根本的に、企業側の対応がまだまだ不十分な中で、「個人が自分からリスキリングしたら全部解決じゃん!」って自己責任論的な提案したら、「いやいやいや」ってリアクションが来るのは当たり前のことです。

政府としては、産休育休の取得率を上げたいのは、少子化対策が背景にあります。だったら、産休育休の取得については、企業側への働きかけを引き続き継続・強化することを訴えた方がよほどアピールになります。

リスキリングと上手いことくっつけたつもりが、さらに女性への負荷を増すと受け取られ、結果的に産休育休の取得に繋がらなくなることぐらいの想像力は働かせてもらいたいところです。子どもを持つには安心感が必要なのに、不安を煽ってどうするのかと。

というわけで、産休育休 × リスキリング = 混ぜるな危険!

リスキリング × 日本型雇用システム = 混ぜるな危険!

あと、そもそも論として、育休産休取得時にリスキリングしたらキャリアアップできるかというと、個人的には疑問があって。

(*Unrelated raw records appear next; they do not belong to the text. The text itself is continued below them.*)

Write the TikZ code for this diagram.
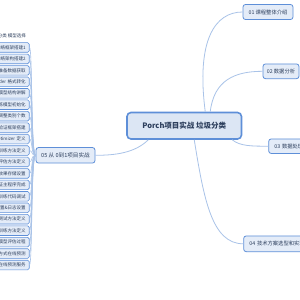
\documentclass[tikz,border=0pt]{standalone}
\usepackage{fontspec}
\setmainfont{Noto Sans CJK SC}
\definecolor{edge}{HTML}{A9C3E8}
\definecolor{bordr}{HTML}{5E8FD8}
\definecolor{fillc}{HTML}{E4ECF8}
\definecolor{rootfill}{HTML}{DCE6F4}
\definecolor{txt}{HTML}{2C3E5C}
\tikzset{
  conn/.style={draw=edge, line width=0.8pt},
  topic/.style={draw=bordr, fill=fillc, rounded corners=2.5pt, line width=0.8pt, text=txt,
    font=\fontsize{5.3}{6}\selectfont, inner sep=0pt},
  leaf/.style={draw=bordr, fill=fillc, rounded corners=1.5pt, line width=0.6pt, text=txt,
    font=\fontsize{4.5}{5}\selectfont, minimum height=9.6pt, inner xsep=3.5pt, inner ysep=0pt, anchor=east},
  plainleaf/.style={text=txt, font=\fontsize{4.5}{5}\selectfont, minimum height=9.6pt, inner xsep=3.5pt, inner ysep=0pt, anchor=east},
  rootbox/.style={draw=bordr, fill=rootfill, rounded corners=4pt, line width=1.6pt, text=txt,
    font=\bfseries\fontsize{7.5}{9}\selectfont, inner sep=0pt}
}
\begin{document}
\begin{tikzpicture}[x=1pt,y=-1pt]
\useasboundingbox[fill=white] (0,0) rectangle (300,300);
\clip (0,0) rectangle (300,300);

% main node and topics
\node[rootbox, minimum width=114.5pt, minimum height=26.5pt] (root) at (184.25,125.75) {Porch项目实战 垃圾分类};
\node[topic, minimum width=50pt, minimum height=15pt] (n01) at (268,12) {01 课程整体介绍};
\node[topic, minimum width=36pt, minimum height=14.7pt] (n02) at (281,71.3) {02 数据分析};
\node[topic, anchor=west, minimum height=14.5pt, inner xsep=5.7pt, text width=60pt, align=left] (n03) at (268.3,146.2) {03 数据处理};
\node[topic, anchor=west, minimum height=15.7pt, inner xsep=5.7pt, text width=90pt, align=left] (n04) at (243.3,243.8) {04 技术方案选型和实现};
\node[topic, minimum width=59pt, minimum height=15.5pt, font=\fontsize{5.6}{6.5}\selectfont] (n05) at (65.5,155.3) {05 从 0到1项目实战};

% connectors from the main node
\draw[conn] ([xshift=21pt]root.north) .. controls (196,40) and (215,12) .. (n01.west);
\draw[conn] ([xshift=26pt]root.north) .. controls (214,80) and (235,71.3) .. (n02.west);
\draw[conn] ([xshift=48pt]root.south) .. controls (240,146.2) and (252,146.2) .. (n03.west);
\draw[conn] ([xshift=10pt]root.south) .. controls (204,200) and (212,243.8) .. (n04.west);
\draw[conn] ([xshift=-36pt]root.south) .. controls (135,153) and (115,155.3) .. (n05.east);

% leaves of 05
\node[plainleaf] (c1) at (29.5,36) {垃圾分类 模型选择};
\foreach \i/\t in {
  2/网络框架搭建1,
  3/网络架构搭建2,
  4/准备数据获取,
  5/DataLoader 格式转化,
  6/模型结构讲解,
  7/预训练模型初始化,
  8/调整类别个数,
  9/训练验证框架搭建,
  10/Optimizer 定义,
  11/训练方法定义,
  12/评估方法定义,
  13/最优效果存储设置,
  14/训练验证主程序完成,
  15/训练代码调试,
  16/设置\&日志设置,
  17/测试方法定义,
  18/训练方法定义,
  19/模型评估过程,
  20/Flask方式在线预测,
  21/搭建在线预测服务}{
  \pgfmathsetmacro{\yy}{36+11.45*(\i-1)}
  \node[leaf, text width=70pt, align=right] (c\i) at (29.5,\yy) {\t};
  \draw[conn, line width=0.6pt] (n05.west) .. controls (31,155.3) and (32.5,\yy) .. (c\i.east);
}
\end{tikzpicture}
\end{document}
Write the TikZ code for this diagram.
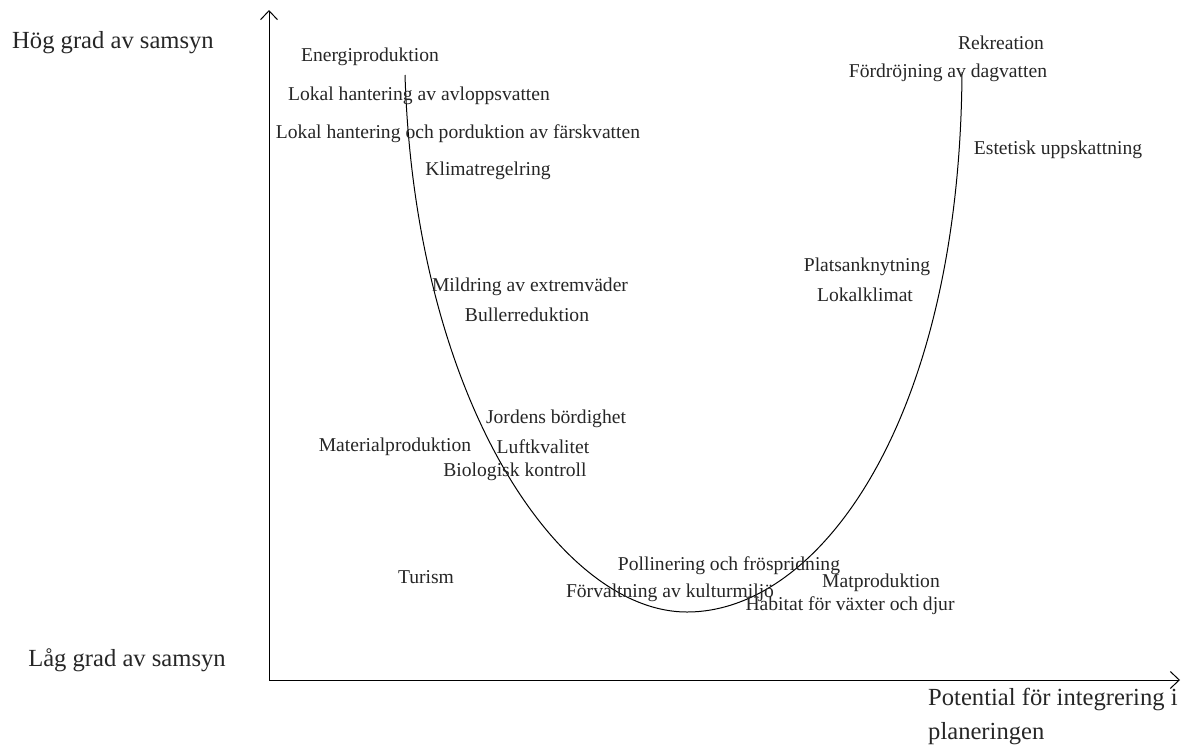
\documentclass[tikz,border=0pt]{standalone}
\usepackage{fontspec}
\setmainfont{Liberation Serif}
\usetikzlibrary{arrows.meta,positioning}

\begin{document}
\begin{tikzpicture}[
      x=1pt,y=-1pt,
      lbl/.style={
         inner sep=0pt,
         text=black!85,
         font=\fontsize{19.6}{23}\selectfont},
      axlbl/.style={
         inner sep=0pt,
         text=black!85,
         font=\fontsize{24.6}{34}\selectfont},
      axis/.style={line width=1pt,-{Straight Barb[length=9pt,width=17pt]}},
      ucurve/.style={line width=1pt}
      ]
      \useasboundingbox (0,0) rectangle (1185,744);

      % axes
      \coordinate (o) at (269,680);
      \coordinate (ytop) at (269,10);
      \coordinate (xend) at (1180,680);
      \draw[axis] (o) -- (ytop);
      \draw[axis] (o) -- (xend);

      \node[axlbl] (hog) at (113,43) {Hög grad av samsyn};
      \node[axlbl] (lag) at (127,660) {Låg grad av samsyn};
      \node[axlbl,anchor=north west,align=left] (pot) at (928,688)
         {Potential för integrering i\\planeringen};

      % the U curve
      \coordinate (ustart) at (405,75);
      \coordinate (ubottom) at (687,612);
      \coordinate (uend) at (962,72);
      \draw[ucurve] (ustart) .. controls (415,400) and (560,612) .. (ubottom)
                             .. controls (820,612) and (960,420) .. (uend);

      \foreach \n/\x/\y/\txt in {% name/centre x/centre y/text
         ener/370/57/Energiproduktion,
         avlopp/419/96/Lokal hantering av avloppsvatten,
         farsk/458/134/Lokal hantering och porduktion av färskvatten,
         klimat/488/171/Klimatregelring,
         mild/530/287/Mildring av extremväder,
         buller/527/315/Bullerreduktion,
         jord/556/419/Jordens bördighet,
         mater/395/447/Materialproduktion,
         luft/543/447/Luftkvalitet,
         bio/515/472/Biologisk kontroll,
         turism/426/577/Turism,
         poll/729/566/Pollinering och fröspridning,
         forv/670/593/Förvaltning av kulturmiljö,
         mat/881/583/Matproduktion,
         habitat/850/606/Habitat för växter och djur,
         rekr/1001/43/Rekreation,
         dag/948/73/Fördröjning av dagvatten,
         estet/1058/150/Estetisk uppskattning,
         plats/867/267/Platsanknytning,
         lokal/865/295/Lokalklimat}
         \node[lbl] (\n) at (\x,\y) {\txt};
\end{tikzpicture}
\end{document}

というのも、これも政府の資料で、経産省のデジタル絡みの検討会でのリクルートワークス研究所の見解では、リスキリングは日本企業の得意なOJTの延長ではなく、

また、日本企業ではスキルの可視化が得意ではないと紹介されています。

まさにこの通りで、産休育休中に限らず、いわゆる日本型雇用システム(メンバーシップ型)で、リスキリングしたって全然評価されないですよね。

労働法政策が専門の濱口桂一郎さんもブログでこう書かれています。

リスキリングとOJTと育児休業と: hamachanブログ(EU労働法政策雑記帳)

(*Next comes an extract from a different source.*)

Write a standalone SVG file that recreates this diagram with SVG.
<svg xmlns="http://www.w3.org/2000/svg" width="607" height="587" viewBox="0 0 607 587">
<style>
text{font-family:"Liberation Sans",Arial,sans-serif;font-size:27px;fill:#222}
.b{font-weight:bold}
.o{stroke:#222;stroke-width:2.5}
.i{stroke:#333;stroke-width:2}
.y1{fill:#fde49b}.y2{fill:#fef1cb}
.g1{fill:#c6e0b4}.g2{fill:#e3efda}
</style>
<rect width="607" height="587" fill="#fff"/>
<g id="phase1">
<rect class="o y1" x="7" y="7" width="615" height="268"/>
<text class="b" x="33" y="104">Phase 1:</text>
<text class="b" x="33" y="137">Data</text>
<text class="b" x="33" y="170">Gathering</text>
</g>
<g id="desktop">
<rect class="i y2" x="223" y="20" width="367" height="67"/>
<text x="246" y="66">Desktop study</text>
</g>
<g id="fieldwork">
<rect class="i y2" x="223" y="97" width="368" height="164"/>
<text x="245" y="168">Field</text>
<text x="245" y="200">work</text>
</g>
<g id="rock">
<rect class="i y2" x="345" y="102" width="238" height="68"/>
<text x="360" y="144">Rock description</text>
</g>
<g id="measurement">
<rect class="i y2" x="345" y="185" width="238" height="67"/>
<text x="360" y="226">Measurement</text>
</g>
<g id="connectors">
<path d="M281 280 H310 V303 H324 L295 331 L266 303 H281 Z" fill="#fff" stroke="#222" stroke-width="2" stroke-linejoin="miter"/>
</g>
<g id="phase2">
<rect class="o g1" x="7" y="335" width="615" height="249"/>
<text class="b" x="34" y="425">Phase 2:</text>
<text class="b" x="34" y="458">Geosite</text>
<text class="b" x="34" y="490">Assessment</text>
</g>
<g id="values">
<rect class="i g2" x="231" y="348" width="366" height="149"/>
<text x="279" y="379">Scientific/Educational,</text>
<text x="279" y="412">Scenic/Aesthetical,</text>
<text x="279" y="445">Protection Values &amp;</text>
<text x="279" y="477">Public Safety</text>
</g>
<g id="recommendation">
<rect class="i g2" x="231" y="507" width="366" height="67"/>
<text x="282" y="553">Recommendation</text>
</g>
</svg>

そもそも日本型雇用システムにおいては、リスキリングなどと称して会社のよそで一生懸命勉強しても会社は評価してくれず給料も上がらない(下手したら仕事をおろそかにして下らねえことしやがってと叱られる)。

それよりも会社の中で上司のみている前で、オンザジョブトレーニングよろしく、おぼつかなくても一生懸命仕事に取り組んでだんだんできるようになっていくのを評価してくれて給料も上がっていく。

日本の会社が評価するスキルアップというのは、会社のよそでやるリスキリングとやらではなく、会社の中でやる仕事そのものと二重に重ね合わされたOJTなのだ。

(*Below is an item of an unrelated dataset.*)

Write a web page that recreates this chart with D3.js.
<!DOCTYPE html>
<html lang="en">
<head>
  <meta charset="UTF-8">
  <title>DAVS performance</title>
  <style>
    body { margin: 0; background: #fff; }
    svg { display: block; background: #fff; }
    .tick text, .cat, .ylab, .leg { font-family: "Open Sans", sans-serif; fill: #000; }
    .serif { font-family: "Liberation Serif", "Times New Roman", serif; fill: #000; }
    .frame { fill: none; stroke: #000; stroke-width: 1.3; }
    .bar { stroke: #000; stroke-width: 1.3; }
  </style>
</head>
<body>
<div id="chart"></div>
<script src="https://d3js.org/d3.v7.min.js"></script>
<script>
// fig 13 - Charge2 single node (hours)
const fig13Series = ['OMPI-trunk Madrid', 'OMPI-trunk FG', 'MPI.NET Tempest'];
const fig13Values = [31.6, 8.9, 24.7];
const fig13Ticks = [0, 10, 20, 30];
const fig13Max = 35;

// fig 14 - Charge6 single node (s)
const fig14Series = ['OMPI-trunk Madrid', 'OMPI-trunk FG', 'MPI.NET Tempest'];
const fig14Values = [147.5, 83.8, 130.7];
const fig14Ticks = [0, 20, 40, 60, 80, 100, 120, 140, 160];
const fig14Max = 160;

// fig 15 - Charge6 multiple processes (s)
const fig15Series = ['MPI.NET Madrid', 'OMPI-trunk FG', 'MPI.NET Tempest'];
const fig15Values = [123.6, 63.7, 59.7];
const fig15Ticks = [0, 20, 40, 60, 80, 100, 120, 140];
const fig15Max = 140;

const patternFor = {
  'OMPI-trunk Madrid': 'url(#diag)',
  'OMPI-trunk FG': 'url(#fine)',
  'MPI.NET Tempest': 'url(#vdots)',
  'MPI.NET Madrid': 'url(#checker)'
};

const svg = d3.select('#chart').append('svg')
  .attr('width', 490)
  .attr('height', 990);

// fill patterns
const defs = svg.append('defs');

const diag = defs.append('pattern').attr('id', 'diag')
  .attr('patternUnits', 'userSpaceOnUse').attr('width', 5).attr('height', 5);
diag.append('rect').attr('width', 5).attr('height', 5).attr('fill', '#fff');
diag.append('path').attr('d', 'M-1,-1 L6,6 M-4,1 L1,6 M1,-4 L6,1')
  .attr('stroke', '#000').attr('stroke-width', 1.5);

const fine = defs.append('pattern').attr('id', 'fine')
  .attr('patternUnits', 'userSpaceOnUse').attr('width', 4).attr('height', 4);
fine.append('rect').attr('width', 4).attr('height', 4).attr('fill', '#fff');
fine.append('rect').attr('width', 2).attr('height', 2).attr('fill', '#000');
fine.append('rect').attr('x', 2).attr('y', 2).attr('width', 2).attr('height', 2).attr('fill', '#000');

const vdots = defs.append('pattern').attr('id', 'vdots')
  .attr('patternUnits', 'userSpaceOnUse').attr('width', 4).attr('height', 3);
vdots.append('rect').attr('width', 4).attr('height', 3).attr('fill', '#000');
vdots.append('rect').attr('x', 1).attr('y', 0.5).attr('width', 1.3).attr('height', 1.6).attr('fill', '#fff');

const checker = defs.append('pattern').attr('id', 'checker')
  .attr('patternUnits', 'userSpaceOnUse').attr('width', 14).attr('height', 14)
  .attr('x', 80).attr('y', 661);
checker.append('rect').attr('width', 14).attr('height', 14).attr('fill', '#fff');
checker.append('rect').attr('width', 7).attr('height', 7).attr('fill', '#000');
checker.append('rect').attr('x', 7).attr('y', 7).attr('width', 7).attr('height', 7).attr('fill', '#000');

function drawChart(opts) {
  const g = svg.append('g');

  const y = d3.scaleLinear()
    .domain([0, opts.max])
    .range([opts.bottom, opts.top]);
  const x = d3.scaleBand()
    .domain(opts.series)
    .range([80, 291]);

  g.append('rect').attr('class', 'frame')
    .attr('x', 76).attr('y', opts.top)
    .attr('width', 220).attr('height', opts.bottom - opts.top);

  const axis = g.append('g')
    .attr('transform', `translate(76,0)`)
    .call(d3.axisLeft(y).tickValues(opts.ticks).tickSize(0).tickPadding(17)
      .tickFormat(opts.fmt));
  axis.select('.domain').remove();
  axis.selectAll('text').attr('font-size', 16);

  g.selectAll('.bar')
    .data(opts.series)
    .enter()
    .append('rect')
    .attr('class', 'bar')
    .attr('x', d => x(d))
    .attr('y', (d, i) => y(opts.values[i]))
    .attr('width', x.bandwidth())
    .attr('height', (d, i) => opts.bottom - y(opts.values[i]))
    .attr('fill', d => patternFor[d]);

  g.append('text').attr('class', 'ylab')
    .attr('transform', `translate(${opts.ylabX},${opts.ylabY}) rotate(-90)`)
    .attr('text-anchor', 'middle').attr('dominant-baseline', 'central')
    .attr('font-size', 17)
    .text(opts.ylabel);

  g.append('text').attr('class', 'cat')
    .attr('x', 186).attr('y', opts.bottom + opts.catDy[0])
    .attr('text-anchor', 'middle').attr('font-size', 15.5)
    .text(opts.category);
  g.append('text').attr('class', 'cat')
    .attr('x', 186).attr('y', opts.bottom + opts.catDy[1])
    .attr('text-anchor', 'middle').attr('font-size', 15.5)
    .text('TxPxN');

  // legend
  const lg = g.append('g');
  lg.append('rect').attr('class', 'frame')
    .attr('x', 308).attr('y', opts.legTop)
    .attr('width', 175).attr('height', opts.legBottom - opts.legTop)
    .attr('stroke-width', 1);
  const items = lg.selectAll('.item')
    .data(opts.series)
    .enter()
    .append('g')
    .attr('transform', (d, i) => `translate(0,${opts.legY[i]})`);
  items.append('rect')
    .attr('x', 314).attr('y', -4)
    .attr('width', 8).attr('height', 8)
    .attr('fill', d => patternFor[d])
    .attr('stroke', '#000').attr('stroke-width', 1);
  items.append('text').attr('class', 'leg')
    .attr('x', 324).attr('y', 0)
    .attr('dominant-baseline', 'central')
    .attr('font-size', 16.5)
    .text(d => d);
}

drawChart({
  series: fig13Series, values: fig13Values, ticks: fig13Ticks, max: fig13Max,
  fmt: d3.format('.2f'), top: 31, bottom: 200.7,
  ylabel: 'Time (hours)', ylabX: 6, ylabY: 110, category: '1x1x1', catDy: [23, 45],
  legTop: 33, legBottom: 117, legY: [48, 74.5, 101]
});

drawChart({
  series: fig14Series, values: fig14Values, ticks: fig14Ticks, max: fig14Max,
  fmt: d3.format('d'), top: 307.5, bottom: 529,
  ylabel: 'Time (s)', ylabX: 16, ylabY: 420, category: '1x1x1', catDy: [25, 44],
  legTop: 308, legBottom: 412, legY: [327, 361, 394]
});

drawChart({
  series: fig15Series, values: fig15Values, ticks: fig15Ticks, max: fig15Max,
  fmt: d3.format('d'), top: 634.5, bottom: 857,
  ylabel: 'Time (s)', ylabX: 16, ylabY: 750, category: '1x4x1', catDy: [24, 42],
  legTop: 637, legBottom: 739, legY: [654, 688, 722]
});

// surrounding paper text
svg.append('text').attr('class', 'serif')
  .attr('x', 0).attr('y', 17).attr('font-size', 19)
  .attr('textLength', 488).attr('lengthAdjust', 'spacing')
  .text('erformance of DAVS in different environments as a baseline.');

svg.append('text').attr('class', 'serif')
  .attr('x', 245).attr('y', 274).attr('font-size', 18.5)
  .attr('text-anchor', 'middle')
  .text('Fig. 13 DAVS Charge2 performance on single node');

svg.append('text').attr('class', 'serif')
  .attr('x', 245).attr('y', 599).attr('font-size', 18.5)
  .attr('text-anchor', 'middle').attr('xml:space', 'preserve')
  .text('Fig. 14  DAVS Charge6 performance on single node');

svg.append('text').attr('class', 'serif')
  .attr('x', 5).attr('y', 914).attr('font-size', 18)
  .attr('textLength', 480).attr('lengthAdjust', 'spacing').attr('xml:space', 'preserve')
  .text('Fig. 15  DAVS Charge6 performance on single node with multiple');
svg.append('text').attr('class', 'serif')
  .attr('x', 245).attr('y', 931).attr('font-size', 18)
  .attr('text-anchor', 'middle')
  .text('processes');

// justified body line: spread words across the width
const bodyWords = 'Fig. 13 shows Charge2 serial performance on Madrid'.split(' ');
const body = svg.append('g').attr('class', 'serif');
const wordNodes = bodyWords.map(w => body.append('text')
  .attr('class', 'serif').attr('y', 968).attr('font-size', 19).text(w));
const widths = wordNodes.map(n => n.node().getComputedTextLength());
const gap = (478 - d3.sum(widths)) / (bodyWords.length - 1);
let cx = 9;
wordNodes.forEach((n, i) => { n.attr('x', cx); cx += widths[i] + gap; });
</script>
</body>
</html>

という構造の中で、育児休業なんぞをとってるというのは単に仕事をしていないというだけではなく(その分はノーワークノーペイでどこでも同じ)、OJTという形でスキルアップに一生懸命取り組むということをやっていないというマイナスにみられてしまう。

日本型雇用システムでは、リスキリングでは給料は上がらない。

これまた経産省の資料では、日本では社外学習・自己啓発をしない個人がめっちゃ多いけど、

そもそも企業が外で教育を受けることに消極的で、

会社として社員が自己啓発したところで処遇に必ずしも反映していないことを紹介しています。

企業側がこういう状況で、政府が個人に対してリスキリングをお勧めする仕組みを導入したところで、個人は評価される外資に転職するだけです。それは日本政府が期待するところではないでしょう。

というわけで、リスキリング × 日本型雇用システム = 混ぜるな危険!

締め

私自身は、子どもが産まれた前後でも勉強をし続けたし、もうこれ以上キャリアアップの必要がない現在でも、家事育児とスプラをしながら新しい領域の勉強は続けています。グリーン領域とか。

経産省の資料から。グリーンも政府が育てたい専門領域です。

でも、こういう人間は例外的です。

日本社会一般では、そもそも女性が産休育休明けでキャリアを作りづらい環境があり、また、男性はまだまだ育休取得への会社側の抵抗があり、そして、家事育児は女性の負担が相変わらず重たい状態です。

まずは男女ともに当たり前に産休育休を取れるよう、長時間労働を是正して多様な働き方を許容するよう、企業側に働きかけることが最優先。

リスキリングはこれとは別の話として、個人に対して支援策を導入するのはありとしても、企業の人事評価制度変更・人材DB構築を働きかける必要がある。

ほんと、「産休育休 × リスキリング × 日本型雇用システム = 混ぜるな危険!」なので、話を雑に一つにまとめないで、政府与党におかれましては、個別に丁寧に納得感を得ながら進めてもらいたいところです。